Widespread changes in synaptic markers as a function of sleep and wakefulness in Drosophila

Abstract

Sleep is universal, strictly regulated, and necessary for cognition. Why this is so remains a mystery, although recent work suggests that sleep, memory, and plasticity are linked. However, little is known about how wakefulness and sleep affect synapses. Using Western blots and confocal microscopy in Drosophila, we found that protein levels of key components of central synapses were high after waking and low after sleep.
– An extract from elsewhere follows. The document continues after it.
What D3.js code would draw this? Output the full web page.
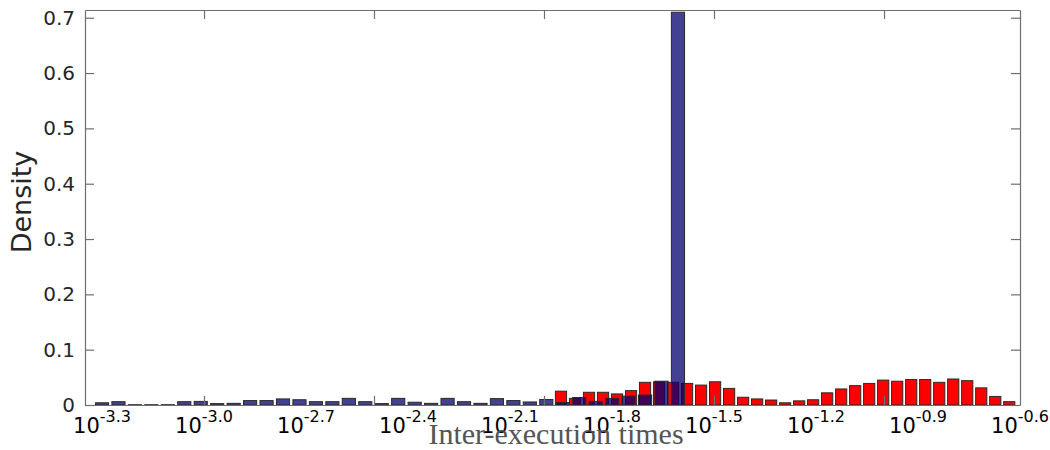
<!DOCTYPE html>
<html>
<head>
<meta charset="utf-8">
<script src="https://cdn.jsdelivr.net/npm/d3@7"></script>
<style>
  body { margin: 0; background: #fff; }
  svg { display: block; }
  .axis path, .axis line { stroke: #6e6e6e; stroke-width: 1.2; }
  .axis text { font-family: "DejaVu Sans", sans-serif; font-size: 20px; fill: #262626; }
</style>
</head>
<body>
<div id="chart"></div>
<script>
// histogram bins, in log10 of the inter-execution time
const blueStart = -3.30;
const blueStep = 0.0484;
const blueValues = [
  0.004, 0.006, 0.0005, 0.0005, 0.0005, 0.006, 0.0065, 0.0025, 0.003, 0.008,
  0.008, 0.011, 0.0095, 0.006, 0.006, 0.012, 0.006, 0.0025, 0.012, 0.005,
  0.003, 0.012, 0.006, 0.003, 0.0115, 0.008, 0.0055, 0.010, 0.0045, 0.0135,
  0.0065, 0.012, 0.016, 0.018, 0.043, 0.710
];

const redStart = -1.950;
const redStep = 0.0412;
const redValues = [
  0.025, 0.012, 0.023, 0.023, 0.020, 0.026, 0.041, 0.042, 0.041, 0.039,
  0.036, 0.042, 0.030, 0.014, 0.011, 0.009, 0.004, 0.0075, 0.0095, 0.022,
  0.029, 0.035, 0.039, 0.045, 0.043, 0.046, 0.046, 0.041, 0.047, 0.044,
  0.031, 0.0155, 0.006
];

const xTicks = [-3.0, -2.5, -2.0, -1.5, -1.0];
const xLabels = ['-3.3', '-3.0', '-2.7', '-2.4', '-2.1', '-1.8', '-1.5', '-1.2', '-0.9', '-0.6'];
const yTicks = [0, 0.1, 0.2, 0.3, 0.4, 0.5, 0.6, 0.7];

const W = 1050, H = 450;
const plot = { left: 85, right: 1020, top: 10, bottom: 405 };

const x = d3.scaleLinear().domain([-3.35, -0.6]).range([plot.left, plot.right]);
const y = d3.scaleLinear().domain([0, 0.714]).range([plot.bottom, plot.top]);

const svg = d3.select('#chart').append('svg')
  .attr('width', W)
  .attr('height', H);

function drawBars(values, start, step, cls, fill, opacity) {
  const bw = (x(start + step) - x(start)) * 0.8;
  svg.append('g').attr('class', cls)
    .selectAll('rect')
    .data(values)
    .join('rect')
      .attr('x', (d, i) => x(start + i * step) - bw / 2)
      .attr('y', d => y(d))
      .attr('width', bw)
      .attr('height', d => y(0) - y(d))
      .attr('fill', fill)
      .attr('fill-opacity', opacity)
      .attr('stroke', '#2a2a2a')
      .attr('stroke-width', 1);
}

drawBars(redValues, redStart, redStep, 'red', '#ff0000', 1);
drawBars(blueValues, blueStart, blueStep, 'blue', 'rgb(5,0,110)', 0.75);

// box + inward ticks
svg.append('g').attr('class', 'axis')
  .attr('transform', `translate(0,${plot.bottom})`)
  .call(d3.axisBottom(x).tickValues(xTicks).tickSize(-9).tickSizeOuter(0).tickFormat(''));

svg.append('g').attr('class', 'axis')
  .attr('transform', `translate(0,${plot.top})`)
  .call(d3.axisTop(x).tickValues(xTicks).tickSize(-9).tickSizeOuter(0).tickFormat(''));

svg.append('g').attr('class', 'axis')
  .attr('transform', `translate(${plot.left},0)`)
  .call(d3.axisLeft(y).tickValues(yTicks).tickSize(-9).tickSizeOuter(0).tickPadding(10)
    .tickFormat(d => d === 0 ? '0' : d.toFixed(1)));

svg.append('g').attr('class', 'axis')
  .attr('transform', `translate(${plot.right},0)`)
  .call(d3.axisRight(y).tickValues(yTicks).tickSize(-9).tickSizeOuter(0).tickFormat(''));

// 10^e labels placed by hand, like the original
const lab = svg.append('g')
  .attr('font-family', '"DejaVu Sans", sans-serif')
  .attr('fill', '#000');

xLabels.forEach(s => {
  const t = lab.append('text')
    .attr('x', x(+s))
    .attr('y', 433)
    .attr('text-anchor', 'middle');
  t.append('tspan').attr('font-size', 21).text('10');
  t.append('tspan').attr('font-size', 16).attr('dy', -11).text(s);
});

svg.append('text')
  .attr('x', 556)
  .attr('y', 444)
  .attr('text-anchor', 'middle')
  .attr('font-family', '"Liberation Serif", serif')
  .attr('font-size', 30)
  .attr('fill', '#555')
  .text('Inter-execution times');

svg.append('text')
  .attr('transform', 'translate(31,202) rotate(-90)')
  .attr('text-anchor', 'middle')
  .attr('font-family', '"DejaVu Sans", sans-serif')
  .attr('font-size', 27)
  .attr('fill', '#262626')
  .text('Density');
</script>
</body>
</html>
These changes were related to behavioral state rather than time of day and occurred in all major areas of the Drosophila brain. The decrease of synaptic markers during sleep was progressive, and sleep was necessary for their decline. Thus, sleep may be involved in maintaining synaptic homeostasis altered by waking activities.

Fig. 1. Levels of synaptic proteins are high after sleep deprivation and low after sleep

(A) Presynaptic (pre), postsynaptic (post), Bruchpilot (BRP), Cysteine string protein (CSP), Discs-large (DLG), Synapsin (Syn), Syntaxin (Syx). (B) Daily pattern of sleep in Canton-S males sleep deprived (SD) for the last 6h of the night (green), 12h at night (red), or 24h (yellow) and control siblings left undisturbed (no SD, black line). Arrow shows when flies were collected. White and black bars: light and dark periods. Each group includes 12–16 flies and represents one of the 2–3 experiments used for panels C–H. (C–H) Representative immunoblots (E) and gel quantification (mean ± standard deviation; n of flies below each bar). SD values (color-coded as in B) expressed as % change relative to sleep (= 0%). (I–K) Canton-S females. *, p < 0.05; **, p < 0.01 (one-way ANOVA followed by Tukey’s HSD Post Hoc test).

Fig. 2. The expression of synaptic proteins increases due to sleep loss

(A–C, left) SD, sleep deprivation; S, sleep; W, spontaneous waking. Vertical arrows show when flies were collected. (A, right) Correlation between BRP levels and sleep deprivation efficiency during the last 24h in Canton-S males (Pearson correlation). Each dot represents 4 flies with similar SD efficiency. (B–C, right) Levels of synaptic proteins after SD or W, expressed as % change relative to sleep (= 0%). (mean ± standard deviation; n of flies below each bar). *, p < 0.05; **, p < 0.01 (Student's t-test).

Fig. 3. Synaptic markers decrease during sleep

(A–B, left) Rec, recovery sleep after SD. Vertical arrows show when flies were collected. (A, right) BRP levels expressed as % change relative to sleep at the end of the night (= 100%). (B, right) Levels of synaptic proteins after recovery sleep, expressed as % change relative to SD (=100%; mean ± standard deviation; n of flies is below each bar). *, p < 0.05 (Student's t-test).

Fig. 4. Widespread BRP increase after sleep loss

Representative examples of BRP immunofluorescence (IF) in controls and flies sleep deprived for 16h ending at light onset (sum of selected optical stacks, false colored using a quantitative scale). Immunoreactivity levels were measured in antennal lobes (AL), beta lobes of the mushroom bodies (MB), ellipsoid body of the central complex (CC) and central cerebrum (excluding the optic lobes, CB).